In 1980, an Earthquake Destroyed an Italian Town—and Revealed Another
In Conza today, millennia of history seem to exist all at the same time.
The thousand-year history of Conza della Campania, a town in the southern Apennines of Italy, was interrupted by the earthquake of November 23, 1980. A magnitude 6.9 tremblor, it killed 2,914 people, including 184 in Conza alone. If one travels to “Conza della Campania” today, they will be in a different place, a new town of modern villas, with large roundabouts and a regular plan. Many other towns were rebuilt after that disaster, right where they had once stood. But not Conza—it was moved because of what the damage of the earthquake revealed.
On a hill overlooking the modern town are the ruins of the original Conza. It is a unique place, even by Italian standards, where every development project turns up centuries of history. In Conza, the ruins of 41 years ago coexist with an ancient Roman city, Compsa, which had been hidden under houses, cellars, and streets until bulldozers dug to remove rubble after the quake. As an archaeological site it has layers—including all the eras between ancient and modern—but the experience of being there seems to flatten centuries of history so they all appear to exist in the same place at the same moment.
“The image of the ancient city seems to have been preserved as a cast beneath the urban fabric that slowly formed in the following eras,” writes Vincenzo Di Giovanni, archaeologist and head of a 1997 excavation campaign in Conza for his doctoral thesis. Compsa, which has been inhabited since the sixth century B.C., had been especially hostile to the Romans, so when they conquered it they decided to “Romanize” the town by adding a forum, an amphitheater, and baths. Compsa became a miniature version of Rome itself, “a reflection of Roman power and order, but especially a reflection of its ability to civilize and administer,” writes Di Giovanni.
The forum square is the most well-preserved Roman artifact: a carpet of limestone slabs, various inscriptions and bas-reliefs, the bases of two temples, one perhaps dedicated to Venus. But none of this was visible until the end of 1980, and it never would have been seen if not for the disaster.
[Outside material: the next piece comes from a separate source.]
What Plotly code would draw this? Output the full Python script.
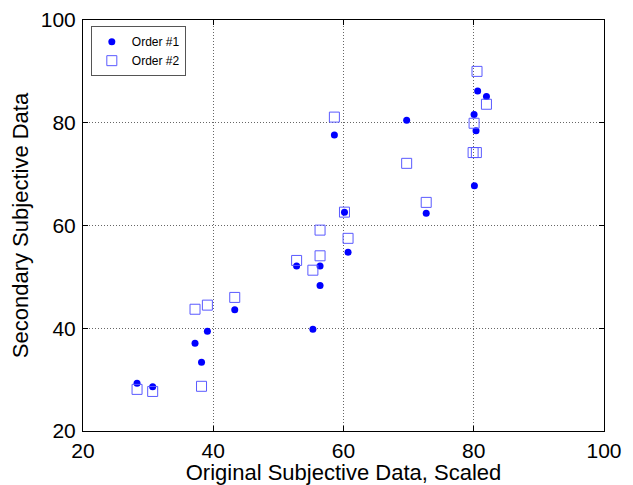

The Compsa forum was a square until the early medieval period, when the inhabitants began to build on it. For centuries, it held houses, along with a smaller square, and part of the eastern side was occupied by the Cathedral of Santa Maria Assunta, which collapsed almost entirely during the quake and has been partially restored. The forum had been more or less forgotten, though sometimes hints of something ancient peeked through.
Luigi Lariccia, who was born and has always lived in Conza, is a retired professor of Latin and Greek. He points to a part of the drainage channel that bordered the ancient forum: “Here was the cellar of a house. In 1930 the archaeologist Italo Sgobbo visited this basement and caught a glimpse of that drainage channel. So he sensed that there could be a Roman forum.” Some cellars, in fact, rested directly on the Roman marble paving. “Those structures had no foundations, this explains why they could not even withstand the slightest earthquake,” says Clemente Farese, who was 21 on the day of the earthquake and is former president of Pro Loco Compsa, an association that promotes local tourism, now directed by Antonella Petrozzino.
Lariccia had lived in Conza for 29 years before that November evening in 1980, when he lost his house—and many friends and several relatives. He now views the Roman remains that the quake revealed with a kind of distance. “Over time I realized that sentimentality has to be put aside,” he says. “I prefer to be detached when I talk about Conza. I don’t want to talk about what we have lost but what we have rediscovered. Today our life, our reality, is there,” in the new village below.
Today the Compsa forum is exposed, and walking through it is like being in two times at once. About 10 feet or so above the forum, where the 1980 street level was, one can see the facades of some of the very few houses that survived the earthquake. Above, there are open wooden shutters, below, a pedestal with an epigraph dedicated to the emperor Constantine I.
Between the Roman level and the modern level there are fragments of medieval walls, and Roman marble and stones reused in the foundations of subsequent buildings, including the cathedral. Earthquakes had destroyed it twice before, in 990 and 1732, and the people of Conza had always rebuilt it. After the town was abandoned for good, archaeological excavations under the church building uncovered various layers: a Lombard tomb (from the Germanic people who ruled Italy in the seventh century), several other tombs, and more than 150 skeletons. At the place where the bell tower collapsed in 1980, archaeologists made one of the most important discoveries: a bas-relief, in perfect condition, that served as the porta urbica, or the entrance gate to the forum. In 1680, to save time and trouble, the city gate was moved and then used in the base of the bell tower.
Amid the Roman and medieval ruins are others that recall the ruins of Pompeii—perimeter walls of homes and buildings just a few feet high are all that remains of them. But look closely and you’ll see modern kitchen and bathroom tiles in them, and Lariccia remembers exactly who lived in them just a few decades ago.